Andrew Lansley is not the kind of man to be indiscreet lightly - which makes his revelations about Speaker John Bercow's behind-closed-doors conduct all the more shocking.
The former leader of the House was a member of the House of Commons Commission which recommended Australian Carol Mills should replace the retiring Robert Rogers. Now he has declared the Commission's process "ill-founded" - and pointed the finger at the Speaker for ruining it.
Mills' attempted appointment has been a disaster for Bercow. Nobody in Westminster knows much about the secretary of the Australian department of parliamentary services. Whatever her merits may be - and as MPs haven't even seen her CV, we don't know what these are - she most certainly doesn't know enough about the extraordinarily complex set of rules and traditions that make up the clerk of the Commons' life.
Over the summer MPs lined up against Bercow and his favoured candidate. By the time parliament returned from its long summer recess there were over 50 signatures on an early day motion demanding a change of heart. The Speaker had little choice but to stick on the brakes. So he resumed the Commons' sittings with a brief statement pausing the appointment process in a bid to secure consensus.
Now Bercow's credibility is being damaged even more. MPs used backbench business time yesterday to table a motion calling for a select committee to be established to sort the matter out. The usual suspects were out in force. So, too, was Lansley.
This was a man, let's not forget, who has been in frontbench politics for many, many years. He was leader of the House until being barged out of office by William Hague in this year's reshuffle. Lansley is a politician who, as he's demonstrated on Thursday mornings, is extremely capable of maintaining the party line.
All of which made his revelations, breaking the conventions of privacy which dominate the atmosphere in the Commons, so significant. Lansley has revealed that Bercow attempted to change the particulars of the job description, in an apparent bid to pave the way for his preferred candidate. In 2011, when Rogers was appointed, it was made clear the clerk should have "detailed knowledge of the procedures and practices of this House". Lansley explained:
"Mr Speaker sought to replace 'detailed knowledge' with 'awareness'. By way of compromise, the word 'detailed' was left out. But the selection panel was not therefore asked to subject candidates to the same test as in 2011. The process for appointment was, therefore, ill-founded, and any internal candidate with the procedural and practical knowledge but less opportunity to be a chief executive of a large organisation was at a disadvantage."
It's not enough, in Lansley's view, for the process to be paused. He wants it scrapped completely. This is a damning indictment of the Speaker, a man who Lansley was obliged to work closely with throughout his time leading the Commons.
"Andrew Lansley's revelation makes clear that there are still significant questions to be asked," says Jesse Norman, the Conservative backbencher who led yesterday's debate. These questions, in his view, are "not merely about the qualifications of Ms Carol Mills, but also about the process by which she was selected".
He is right.
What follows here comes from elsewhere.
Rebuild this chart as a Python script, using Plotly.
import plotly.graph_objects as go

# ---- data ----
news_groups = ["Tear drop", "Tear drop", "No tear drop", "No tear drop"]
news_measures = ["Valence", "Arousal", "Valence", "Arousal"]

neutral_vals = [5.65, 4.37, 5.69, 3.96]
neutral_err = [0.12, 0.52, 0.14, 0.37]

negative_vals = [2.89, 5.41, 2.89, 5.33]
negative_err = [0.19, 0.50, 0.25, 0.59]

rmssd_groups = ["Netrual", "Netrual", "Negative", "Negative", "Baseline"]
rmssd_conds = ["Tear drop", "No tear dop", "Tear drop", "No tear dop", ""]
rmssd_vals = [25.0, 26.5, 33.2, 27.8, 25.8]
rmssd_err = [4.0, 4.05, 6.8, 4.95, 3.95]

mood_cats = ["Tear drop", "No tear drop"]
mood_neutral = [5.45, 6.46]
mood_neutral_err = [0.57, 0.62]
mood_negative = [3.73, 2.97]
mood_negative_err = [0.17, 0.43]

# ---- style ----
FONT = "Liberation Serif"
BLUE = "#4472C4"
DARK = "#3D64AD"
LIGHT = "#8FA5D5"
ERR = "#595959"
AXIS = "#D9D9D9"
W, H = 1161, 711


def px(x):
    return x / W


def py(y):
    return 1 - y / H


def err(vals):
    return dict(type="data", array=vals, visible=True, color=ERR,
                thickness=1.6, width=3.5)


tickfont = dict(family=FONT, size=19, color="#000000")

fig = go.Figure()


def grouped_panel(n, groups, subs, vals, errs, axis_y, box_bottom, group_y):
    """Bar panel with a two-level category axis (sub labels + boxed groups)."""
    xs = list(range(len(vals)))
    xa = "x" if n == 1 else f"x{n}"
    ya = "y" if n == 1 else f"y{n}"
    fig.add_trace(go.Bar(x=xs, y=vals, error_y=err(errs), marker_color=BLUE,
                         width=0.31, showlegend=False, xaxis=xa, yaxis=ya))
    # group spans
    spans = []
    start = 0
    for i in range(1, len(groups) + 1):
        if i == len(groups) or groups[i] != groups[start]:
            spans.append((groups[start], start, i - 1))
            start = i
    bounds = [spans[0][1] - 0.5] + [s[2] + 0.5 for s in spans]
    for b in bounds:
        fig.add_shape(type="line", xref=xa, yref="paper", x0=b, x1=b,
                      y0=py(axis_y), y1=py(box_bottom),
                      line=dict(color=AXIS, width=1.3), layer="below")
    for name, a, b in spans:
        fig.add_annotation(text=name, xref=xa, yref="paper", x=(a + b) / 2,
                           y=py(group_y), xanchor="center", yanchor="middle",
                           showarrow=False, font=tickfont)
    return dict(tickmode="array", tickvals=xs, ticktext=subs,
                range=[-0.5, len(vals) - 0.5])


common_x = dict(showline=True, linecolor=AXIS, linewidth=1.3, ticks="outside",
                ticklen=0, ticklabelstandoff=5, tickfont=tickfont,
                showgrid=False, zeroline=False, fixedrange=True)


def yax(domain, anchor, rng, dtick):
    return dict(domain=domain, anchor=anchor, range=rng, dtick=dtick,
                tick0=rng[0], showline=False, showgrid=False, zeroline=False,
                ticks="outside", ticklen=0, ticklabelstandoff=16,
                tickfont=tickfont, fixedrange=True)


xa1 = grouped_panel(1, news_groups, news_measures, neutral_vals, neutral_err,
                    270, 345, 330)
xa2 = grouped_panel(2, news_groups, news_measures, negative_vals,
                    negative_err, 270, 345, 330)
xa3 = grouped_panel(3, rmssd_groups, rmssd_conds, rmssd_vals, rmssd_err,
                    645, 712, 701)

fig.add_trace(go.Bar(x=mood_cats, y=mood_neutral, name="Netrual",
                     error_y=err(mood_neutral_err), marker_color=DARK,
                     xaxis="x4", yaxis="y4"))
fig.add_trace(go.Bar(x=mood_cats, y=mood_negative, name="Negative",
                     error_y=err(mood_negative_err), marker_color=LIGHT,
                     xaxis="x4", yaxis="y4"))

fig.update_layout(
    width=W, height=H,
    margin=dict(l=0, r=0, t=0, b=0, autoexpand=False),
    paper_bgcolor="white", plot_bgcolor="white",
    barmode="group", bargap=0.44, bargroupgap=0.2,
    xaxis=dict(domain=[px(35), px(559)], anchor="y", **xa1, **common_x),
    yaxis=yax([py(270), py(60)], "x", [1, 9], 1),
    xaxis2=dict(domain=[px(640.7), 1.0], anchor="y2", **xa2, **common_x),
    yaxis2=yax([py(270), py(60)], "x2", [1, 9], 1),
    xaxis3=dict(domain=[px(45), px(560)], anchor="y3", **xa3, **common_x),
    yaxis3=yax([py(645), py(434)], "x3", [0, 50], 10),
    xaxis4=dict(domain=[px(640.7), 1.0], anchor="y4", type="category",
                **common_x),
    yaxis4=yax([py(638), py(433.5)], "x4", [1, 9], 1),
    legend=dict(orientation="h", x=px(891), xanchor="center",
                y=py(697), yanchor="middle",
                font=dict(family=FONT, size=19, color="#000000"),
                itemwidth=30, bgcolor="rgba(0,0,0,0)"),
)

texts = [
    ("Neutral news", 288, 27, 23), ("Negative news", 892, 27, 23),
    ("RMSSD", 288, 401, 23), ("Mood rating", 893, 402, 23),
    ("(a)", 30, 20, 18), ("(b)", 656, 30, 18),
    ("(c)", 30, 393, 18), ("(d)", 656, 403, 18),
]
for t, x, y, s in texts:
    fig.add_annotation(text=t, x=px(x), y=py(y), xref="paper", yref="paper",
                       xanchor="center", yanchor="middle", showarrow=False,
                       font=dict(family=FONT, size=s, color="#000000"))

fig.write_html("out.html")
There is the bald fact of Bercow attempted to change the job description. And then there is the way in which the panel came to agreement. The Speaker has repeatedly talked of the consensus with which his panel operated. But it is now clear, from Lansley's revelations, that the panel was not unanimous in its recommendation of Carol Mills.
Another of its members, the shadow leader of the House Angela Eagle, appeared keen in yesterday's debate to muddy the waters on exactly this point. David Heath, the Liberal Democrat MP and former deputy leader of the Commons, quizzed her as he sought to "understand the precise process".
Heath asked: "Did the panel agree before the interview process the job description it judged against, or was that presented as a fait accompli?"
Eagle replied: "My memory is that we agreed it. It is important that I do not go into too much detail on the floor of the House, and essentially in public, about what happened in a process that resulted in agreement. As I have said, I am happy that the process was open and fair, and that it came to a conclusion by consensus."
A 'consensus' with which Lansley, then the leader of the Commons, disagreed vehemently does not sound like much of a consensus at all.